# Turing & DifferentialEquations - memory allocation

I use Turing for MCMC on a simple DAE, and the computation time is in the order of 4.6 hours with apparently extreme memory allocation.

My dynamic model has 3 differential equations and 3 linear algebraic equations – with real experimental data (i.e., I don’t know how good the model is – it seems to be decent). I measure 2 of the 3 differential variables, and 2 of the 3 algebraic variables.
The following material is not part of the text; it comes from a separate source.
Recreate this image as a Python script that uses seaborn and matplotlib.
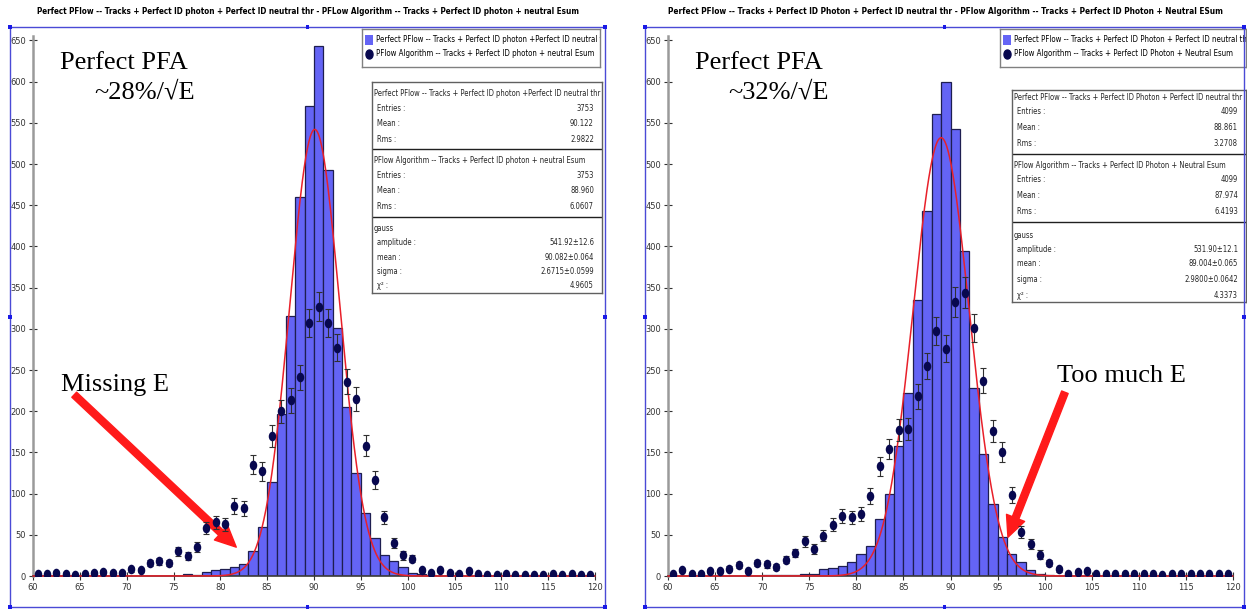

By eliminating the 3 algebraic equations and implementing the model using `DifferentialEquations`, the solution is found approximately twice as fast as when implementing the original DAE using `ModelingToolkit` – possibly because MTK pushes 2 of the AEs to `observed` but keeps one AE – and hence uses a solver with mass matrix.

I then construct a Turing model, and attempt to solve the MCMC problem. I use `1_000` burn-in iterations, followed by `2_000` iterations from the posterior distribution, and the results appear to be ok.

HOWEVER, it takes some 4.6 hours to find the solution with 3 chains on 3 threads. Using the `@time` macro:

the results are

So – 193 G allocations: 12 TiB, 63% gc time…

If I run the identical code in one cell in a Jupyter Notebook of VSCode, the allocation is similar, but seems to take twice the time (I restarted the computer between these runs).

Question: any thoughts on why the allocation is so horribly big?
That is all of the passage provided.